For very long multilingual prompts, keep temperature low (0.1–0.3) and set max_new_tokens generously.
If you need strict formatting, specify it in the prompt (bullet lists, language codes, or labeled sections).

Strategy Planning Test

On the hosted version, I asked K2 Think to build a green ammonia export business from Abu Dhabi. The context included:

A goal to become a top-three green hydrogen hub in MENA by 2030.
Target customers in Japan and Korea via Khalifa Port; alternative sites mentioned (e.g., Ruwais and KIZAD).
Deliverables: capacity and siting plan; land, water, and power balance; transmission and storage needs; cost and timeline expectations; and local content considerations.

What it produced:

A coherent siting plan that compared sites, land assumptions, power balance, and cost elements.
A table summarizing key decisions and inputs.
A follow-up summary that clarified trade-offs and sequencing.

Local throughput observed earlier was ~60 tokens/s. For production-scale serving, a multi-GPU setup would likely be needed. The hosted system ran much faster.

OCR and Language Identification

I tested a multi-language paragraph embedded in an image. The model extracted the text accurately and identified languages correctly. It did not claim to perform full image reasoning; the focus was text extraction and language ID.

How to prompt for this:

Provide a brief instruction: “Extract the text from this image and identify each language present.”
If the interface supports image input, attach the image; in a pure-text environment, supply the content or use a tool that converts images to text first.

FAQs

Is K2 Think openly available for local use?

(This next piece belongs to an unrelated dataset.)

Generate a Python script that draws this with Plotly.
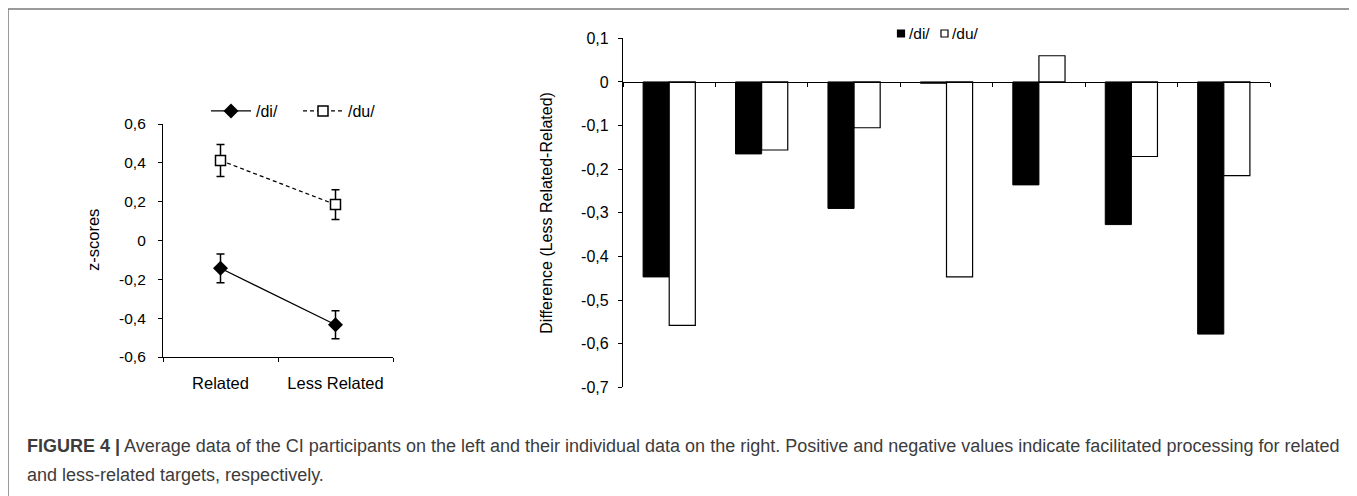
import plotly.graph_objects as go

# ---------------- data ----------------
conditions = ["Related", "Less Related"]
di_means = [-0.143, -0.434]
di_err = [0.074, 0.072]
du_means = [0.412, 0.185]
du_err = [0.082, 0.077]
left_ticks = [-0.6, -0.4, -0.2, 0, 0.2, 0.4, 0.6]
left_ticktext = ["-0,6", "-0,4", "-0,2", "0", "0,2", "0,4", "0,6"]

participants = ["P1", "P2", "P3", "P4", "P5", "P6", "P7"]
di_diff = [-0.447, -0.165, -0.290, -0.003, -0.236, -0.327, -0.578]
du_diff = [-0.558, -0.156, -0.105, -0.447, 0.060, -0.171, -0.215]
right_ticks = [-0.7, -0.6, -0.5, -0.4, -0.3, -0.2, -0.1, 0, 0.1]
right_ticktext = ["-0,7", "-0,6", "-0,5", "-0,4", "-0,3", "-0,2", "-0,1", "0", "0,1"]

caption_bold = "FIGURE 4 |"
caption_l1 = (" Average data of the CI participants on the left and their individual data on the right. "
              "Positive and negative values indicate facilitated processing for related")
caption_l2 = "and less-related targets, respectively."

W, H = 1357, 496
OFF = 8  # page body margin offset
FONT = "Liberation Sans, Arial, sans-serif"

def px_x(p):
    return (p - OFF) / W

def px_y(p):
    return 1 - (p - OFF) / H

fig = go.Figure()

# ---------------- left panel ----------------
fig.add_trace(go.Scatter(
    x=conditions, y=di_means, name="/di/", mode="lines+markers",
    line=dict(color="black", width=1.3),
    marker=dict(symbol="diamond", size=11.5, color="black"),
    error_y=dict(type="data", array=di_err, color="black", thickness=1.5, width=4),
    xaxis="x", yaxis="y", legend="legend",
))
fig.add_trace(go.Scatter(
    x=conditions, y=du_means, name="/du/", mode="lines+markers",
    line=dict(color="black", width=1.3, dash="4px,3px"),
    marker=dict(symbol="square", size=10, color="white", line=dict(color="black", width=1.5)),
    error_y=dict(type="data", array=du_err, color="black", thickness=1.5, width=4),
    xaxis="x", yaxis="y", legend="legend",
))

# ---------------- right panel ----------------
fig.add_trace(go.Bar(
    x=participants, y=di_diff, name="/di/",
    marker=dict(color="black", line=dict(color="black", width=1)),
    xaxis="x2", yaxis="y2", showlegend=False,
))
fig.add_trace(go.Bar(
    x=participants, y=du_diff, name="/du/",
    marker=dict(color="white", line=dict(color="black", width=1.2)),
    xaxis="x2", yaxis="y2", showlegend=False,
))

ydom2 = [px_y(387.3), px_y(38.3)]
zero_pos = ydom2[0] + (0 - (-0.7)) / 0.8 * (ydom2[1] - ydom2[0])

axis_common = dict(showgrid=False, zeroline=False, showline=True, linecolor="black", linewidth=1.2,
                   ticks="outside", ticklen=4, tickcolor="black", tickwidth=1.2)

fig.update_layout(
    width=W, height=H,
    margin=dict(l=0, r=0, t=0, b=0, autoexpand=False),
    paper_bgcolor="white", plot_bgcolor="rgba(0,0,0,0)",
    font=dict(family=FONT, size=16, color="black"),
    barmode="group", bargap=0.435, bargroupgap=0,
    xaxis=dict(domain=[px_x(163), px_x(393)], anchor="y", type="category", range=[-0.5, 1.5],
               tickson="boundaries", tickfont=dict(size=16.5), ticklabelstandoff=11, **axis_common),
    yaxis=dict(domain=[px_y(357), px_y(124)], anchor="x", range=[-0.6, 0.6],
               tickvals=left_ticks, ticktext=left_ticktext, tickfont=dict(size=15.5),
               ticklabelstandoff=9, **axis_common),
    xaxis2=dict(domain=[px_x(623), px_x(1270)], anchor="free", position=zero_pos, type="category",
                tickson="boundaries", showticklabels=False, **axis_common),
    yaxis2=dict(domain=ydom2, anchor="x2", range=[-0.7, 0.1],
                tickvals=right_ticks, ticktext=right_ticktext, tickfont=dict(size=16),
                ticklabelstandoff=6, **axis_common),
    legend=dict(orientation="h", x=px_x(206), y=px_y(111), xanchor="left", yanchor="middle",
                font=dict(size=16), bgcolor="rgba(0,0,0,0)", itemwidth=40, entrywidth=37,
                tracegroupgap=0),
)

# axis titles
fig.add_annotation(x=px_x(93), y=px_y(240), xref="paper", yref="paper", text="z-scores",
                   textangle=-90, showarrow=False, xanchor="center", yanchor="middle",
                   font=dict(size=16.5))
fig.add_annotation(x=px_x(547), y=px_y(212.7), xref="paper", yref="paper",
                   text="Difference (Less Related-Related)", textangle=-90, showarrow=False,
                   xanchor="center", yanchor="middle", font=dict(size=16))

# right legend (small square swatches + text)
for (x0, fill, label) in [(897.5, "black", "/di/"), (941, "white", "/du/")]:
    fig.add_shape(type="rect", xref="paper", yref="paper",
                  x0=px_x(x0), x1=px_x(x0 + 7), y0=px_y(37), y1=px_y(30),
                  fillcolor=fill, line=dict(color="black", width=1.2))
    fig.add_annotation(x=px_x(x0 + 9), y=px_y(34), xref="paper", yref="paper", text=label,
                       xanchor="left", yanchor="middle", showarrow=False, font=dict(size=15.5))

# frame
fig.add_shape(type="rect", xref="paper", yref="paper",
              x0=px_x(8), x1=px_x(1354), y0=-0.05, y1=px_y(9),
              line=dict(color="#7a7a7a", width=1.5), fillcolor="rgba(0,0,0,0)")

# caption
fig.add_annotation(x=px_x(25), y=px_y(446), xref="paper", yref="paper",
                   xanchor="left", yanchor="middle",
                   text=f"<b>{caption_bold}</b>{caption_l1}", showarrow=False,
                   font=dict(size=18, color="#3c3c3c"))
fig.add_annotation(x=px_x(25), y=px_y(475), xref="paper", yref="paper",
                   xanchor="left", yanchor="middle",
                   text=caption_l2, showarrow=False, font=dict(size=18, color="#3c3c3c"))

fig.write_html("out.html")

Yes. The team shared recipes, code, and a paper, and the model can be downloaded through standard tools. You will need a model hub account and a read token to access the files.

What GPU memory do I need?

In testing on an RTX A6000 48 GB, VRAM usage stayed around 42–43 GB during longer generations. Plan for at least 48 GB if you want comfortable headroom without quantization.

How fast is it?

On the A6000 48 GB, I observed about 60 tokens per second locally for standard text generation. The hosted platform delivered faster results.

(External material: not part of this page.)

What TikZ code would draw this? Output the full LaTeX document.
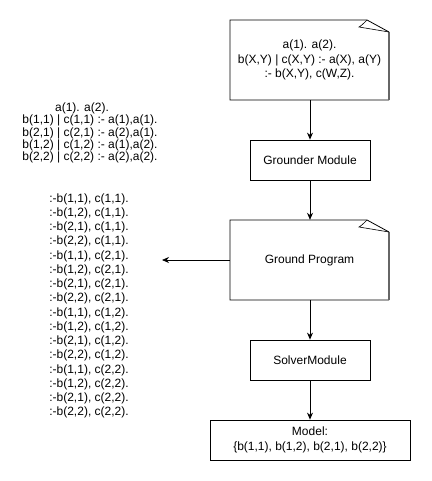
\documentclass[tikz,border=0pt]{standalone}
\usepackage{fontspec}
\setmainfont{Liberation Sans}
\usetikzlibrary{arrows.meta}
\newcommand\drawfoldnote[4]{%
  \fill[white] (#1,#2) -- (#3-22,#2) -- (#3,#2+12) -- (#3,#4) -- (#1,#4) -- cycle;
  \draw[outline] (#3,#2+12) -- (#3-22,#2) -- (#1,#2) -- (#1,#4) -- (#3,#4);
  \draw[black!60, line width=1.1pt] (#3,#2+12) -- (#3,#4);
  \draw[outline, line width=0.6pt] (#3-22,#2) .. controls (#3-25,#2+3) and (#3-28,#2+6) .. (#3-30,#2+7) -- (#3,#2+12);
}
\begin{document}
\begin{tikzpicture}[x=1pt,y=-1pt,
  font=\fontsize{12}{14.4}\selectfont,
  outline/.style={line width=0.8pt, line join=miter},
  box/.style={draw, line width=0.8pt, minimum width=120pt, minimum height=40pt, inner sep=0pt, align=center},
  notetext/.style={minimum width=159pt, minimum height=80pt, inner sep=0pt, align=center},
  arr/.style={line width=0.8pt, -{Stealth[length=7pt,width=6pt]}}]
\useasboundingbox (0,0) rectangle (431,481);

% notes
\drawfoldnote{230}{20}{389}{100}
\node[notetext] (prog) at (309.5,60) {a(1). a(2).\\b(X,Y) | c(X,Y) :- a(X), a(Y)\\:- b(X,Y), c(W,Z).};

\drawfoldnote{230}{220}{389}{300}
\node[notetext] (ground) at (309.5,260) {Ground Program};

% boxes
\node[box] (grounder) at (310,160) {Grounder Module};
\node[box] (solver) at (310,360) {SolverModule};
\node[box, minimum width=200pt] (model) at (310,440) {Model:\\\{b(1,1), b(1,2), b(2,1), b(2,2)\}};

% left texts
\node[align=center, inner sep=0pt, font=\fontsize{12}{12.1}\selectfont] (rules) at (90,133)
  {a(1). a(2).\hspace*{16pt}\\
   b(1,1) | c(1,1) :- a(1),a(1).\\
   b(2,1) | c(2,1) :- a(2),a(1).\\
   b(1,2) | c(1,2) :- a(1),a(2).\\
   b(2,2) | c(2,2) :- a(2),a(2).};
\node[align=center, inner sep=0pt, font=\fontsize{12}{14.25}\selectfont] (constraints) at (89,306)
  {:-b(1,1), c(1,1).\\
   :-b(1,2), c(1,1).\\
   :-b(2,1), c(1,1).\\
   :-b(2,2), c(1,1).\\
   :-b(1,1), c(2,1).\\
   :-b(1,2), c(2,1).\\
   :-b(2,1), c(2,1).\\
   :-b(2,2), c(2,1).\\
   :-b(1,1), c(1,2).\\
   :-b(1,2), c(1,2).\\
   :-b(2,1), c(1,2).\\
   :-b(2,2), c(1,2).\\
   :-b(1,1), c(2,2).\\
   :-b(1,2), c(2,2).\\
   :-b(2,1), c(2,2).\\
   :-b(2,2), c(2,2).};

\coordinate (leftend) at (162,260);

% connectors
\draw[arr] (prog.south -| grounder.north) -- (grounder.north);
\draw[arr] (grounder.south) -- (grounder.south |- ground.north);
\draw[arr] (ground.south -| solver.north) -- (solver.north);
\draw[arr] (solver.south) -- (model.north);
\draw[arr] (ground.west) -- (leftend);
\end{tikzpicture}
\end{document}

What tasks does it handle well?

Math, code, and science problems that benefit from stepwise reasoning.
Strategy and planning prompts with explicit deliverables.
Multilingual translation and cultural framing.
Text extraction from images and language identification.

Does it expose its reasoning steps?

On the hosted platform, you can view intermediate thinking. Locally, you typically see final answers unless you configure outputs to include internal traces.

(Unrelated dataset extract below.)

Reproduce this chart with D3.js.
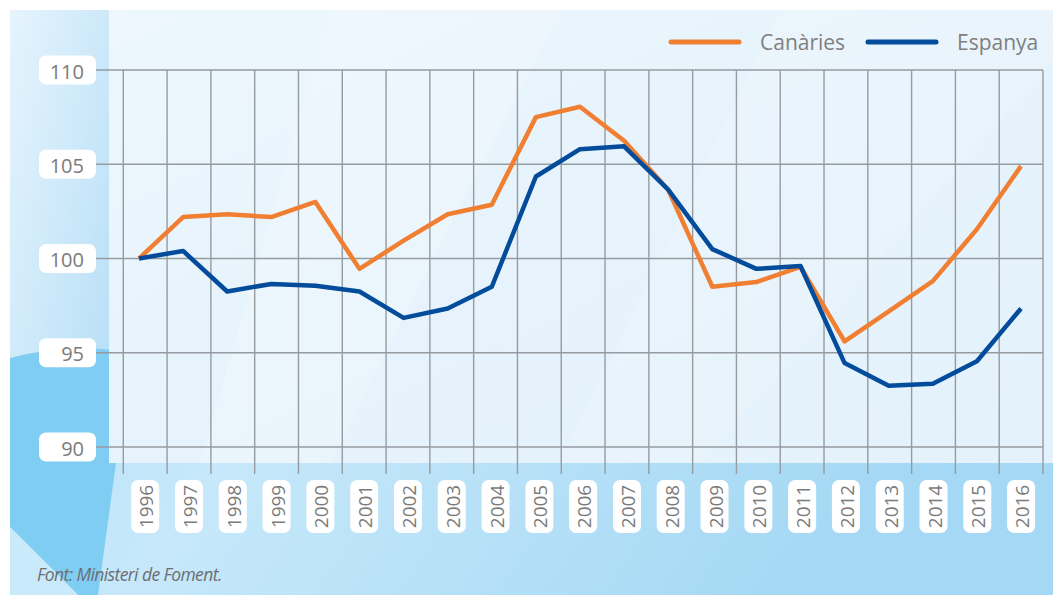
<!DOCTYPE html>
<html>
<head>
<meta charset="utf-8">
<script src="https://cdn.jsdelivr.net/npm/d3@7"></script>
<style>
  body { margin: 0; background: #fff; }
  text { font-family: "Open Sans", sans-serif; }
</style>
</head>
<body>
<script>
// data
const years = [1996, 1997, 1998, 1999, 2000, 2001, 2002, 2003, 2004, 2005, 2006,
               2007, 2008, 2009, 2010, 2011, 2012, 2013, 2014, 2015, 2016]
const canaries = [100, 102.2, 102.35, 102.2, 103.0, 99.45, 100.95, 102.35, 102.85, 107.5, 108.05,
                  106.25, 103.65, 98.5, 98.75, 99.55, 95.6, 97.2, 98.8, 101.55, 104.9]
const espanya = [100, 100.4, 98.25, 98.65, 98.55, 98.25, 96.85, 97.35, 98.5, 104.35, 105.8,
                 105.95, 103.65, 100.5, 99.45, 99.6, 94.45, 93.25, 93.35, 94.55, 97.35]
const yTicks = [90, 95, 100, 105, 110]
const seriesNames = ["Canàries", "Espanya"]
const colors = ["#f07f32", "#034c9b"]

const width = 1053, height = 595

const yScale = d3.scaleLinear().domain([90, 110]).range([447, 70])
// grid columns / year labels
const xBand = d3.scaleBand().domain(years).range([123.3, 1043]).padding(0)
// line points
const xScale = d3.scaleLinear().domain([1996, 2016]).range([139, 1021])

const svg = d3.select("body").append("svg")
  .attr("width", width)
  .attr("height", height)

const defs = svg.append("defs")
function grad(id, x1, y1, x2, y2, stops) {
  const g = defs.append("linearGradient").attr("id", id)
    .attr("x1", x1).attr("y1", y1).attr("x2", x2).attr("y2", y2)
  stops.forEach(s => g.append("stop").attr("offset", s[0]).attr("stop-color", s[1]))
}
grad("gBottom", 0, 0, 1, 0.4, [[0, "#b4dff7"], [0.45, "#c6e8fa"], [1, "#a4d8f4"]])
grad("gLeft", 0, 0, 1, 1, [[0, "#e6f4fd"], [1, "#b3ddf6"]])
grad("gPlot", 0, 0, 1, 1, [[0, "#edf7fd"], [0.5, "#e6f3fc"], [1, "#e4f2fb"]])

// background panels
svg.append("rect").attr("x", 10).attr("y", 10).attr("width", width - 10).attr("height", height - 10)
  .attr("fill", "url(#gBottom)")
svg.append("rect").attr("x", 10).attr("y", 10).attr("width", 99).attr("height", 453)
  .attr("fill", "url(#gLeft)")
svg.append("path")
  .attr("d", "M10,358 Q60,345 112,350 L116,463 L98,595 L78,595 L10,527 Z")
  .attr("fill", "#80cdf3")
svg.append("path")
  .attr("d", "M10,527 L78,595 L10,595 Z")
  .attr("fill", "#c9eafb")
svg.append("rect").attr("x", 109).attr("y", 10).attr("width", width - 109).attr("height", 453)
  .attr("fill", "url(#gPlot)")
// soft diagonal highlights
svg.append("path").attr("d", "M330,10 L560,10 L330,463 L200,463 Z")
  .attr("fill", "#ffffff").attr("opacity", 0.18)
svg.append("path").attr("d", "M780,10 L1053,10 L1053,60 L700,463 L560,463 Z")
  .attr("fill", "#ffffff").attr("opacity", 0.12)

// grid
const grid = svg.append("g").attr("stroke", "#969ba0").attr("stroke-width", 1.4)
grid.selectAll(".h").data(yTicks).enter().append("line")
  .attr("x1", 96).attr("x2", 1043)
  .attr("y1", d => yScale(d)).attr("y2", d => yScale(d))
const vLines = years.map(y => xBand(y)).concat([xBand(2016) + xBand.bandwidth()])
grid.selectAll(".v").data(vLines).enter().append("line")
  .attr("x1", d => d).attr("x2", d => d)
  .attr("y1", yScale(110)).attr("y2", 474)

// y labels
const yLab = svg.append("g")
yLab.selectAll("rect").data(yTicks).enter().append("rect")
  .attr("x", 39).attr("y", d => yScale(d) - 14.5)
  .attr("width", 57).attr("height", 29).attr("rx", 7)
  .attr("fill", "#fff")
yLab.selectAll("text").data(yTicks).enter().append("text")
  .attr("x", 84).attr("y", d => yScale(d) + 1)
  .attr("text-anchor", "end").attr("dominant-baseline", "central")
  .attr("font-size", 20).attr("fill", "#7b7b7b")
  .text(d => d)

// x labels
const xLab = svg.append("g")
xLab.selectAll("rect").data(years).enter().append("rect")
  .attr("x", d => xBand(d) + xBand.bandwidth() / 2 - 14)
  .attr("y", 480).attr("width", 28).attr("height", 53).attr("rx", 7)
  .attr("fill", "#fff")
xLab.selectAll("text").data(years).enter().append("text")
  .attr("transform", d => `translate(${xBand(d) + xBand.bandwidth() / 2 + 1},506.5) rotate(-90)`)
  .attr("text-anchor", "middle").attr("dominant-baseline", "central")
  .attr("font-size", 19).attr("fill", "#7b7b7b")
  .text(d => d)

// lines
const line = d3.line().x((d, i) => xScale(years[i])).y(d => yScale(d))
;[canaries, espanya].forEach((s, i) => {
  svg.append("path")
    .attr("d", line(s))
    .attr("fill", "none")
    .attr("stroke", colors[i])
    .attr("stroke-width", 4.5)
    .attr("stroke-linejoin", "round")
})

// legend
const legendX = [669, 866]
const legend = svg.append("g")
seriesNames.forEach((n, i) => {
  legend.append("line")
    .attr("x1", legendX[i] + 2).attr("x2", legendX[i] + 70)
    .attr("y1", 42).attr("y2", 42)
    .attr("stroke", colors[i]).attr("stroke-width", 5).attr("stroke-linecap", "round")
  legend.append("text")
    .attr("x", legendX[i] + 91).attr("y", 49.5)
    .attr("font-size", 21).attr("fill", "#7f7f7f")
    .text(n)
})

// source
svg.append("text")
  .attr("x", 37).attr("y", 581)
  .attr("font-size", 17.5).attr("font-style", "italic")
  .attr("letter-spacing", -0.6)
  .attr("fill", "#6b6e72")
  .text("Font: Ministeri de Foment.")
</script>
</body>
</html>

What is special about the training method?

The model combines supervised fine-tuning on curated chain-of-thought traces with reinforcement learning that uses verifiable rewards. It also uses a plan-before-you-think agent, multi-candidate solving, and a judge to pick the best answer.

Can it handle very long prompts?

Yes, but be mindful of VRAM. Long prompts and extended outputs increase KV cache size. Monitoring with nvidia-smi is recommended.

Is it multimodal?

For images, it focuses on text extraction and language identification rather than full image reasoning. For text-only tasks, it performs structured reasoning across many domains.

Conclusion

K2 Think shows that thoughtful training and inference design can push a 32B model to perform well on complex reasoning tasks in math, code, science, and strategy. The team shared recipes, benchmarks, and a thorough paper, which makes the work inspectable and easier to replicate. Running it locally was straightforward with the standard Transformers toolchain, and the observed memory and speed figures were consistent with a model of this size.

The tests—HTML generation with interactive effects, large-scale multilingual translation with cultural notes, strategy planning for a green ammonia export project, and OCR-style extraction—demonstrated strong instruction following and clear, structured reasoning. The output felt deliberate, with planning steps that fed into accurate final answers.

The UAE has contributed strong work before, and K2 Think continues that trajectory with a reasoning system that is accessible for local testing and serious evaluation. If you have a 48 GB GPU and a need for a capable reasoning model, K2 Think is worth installing, probing with your own prompts, and measuring against your benchmarks.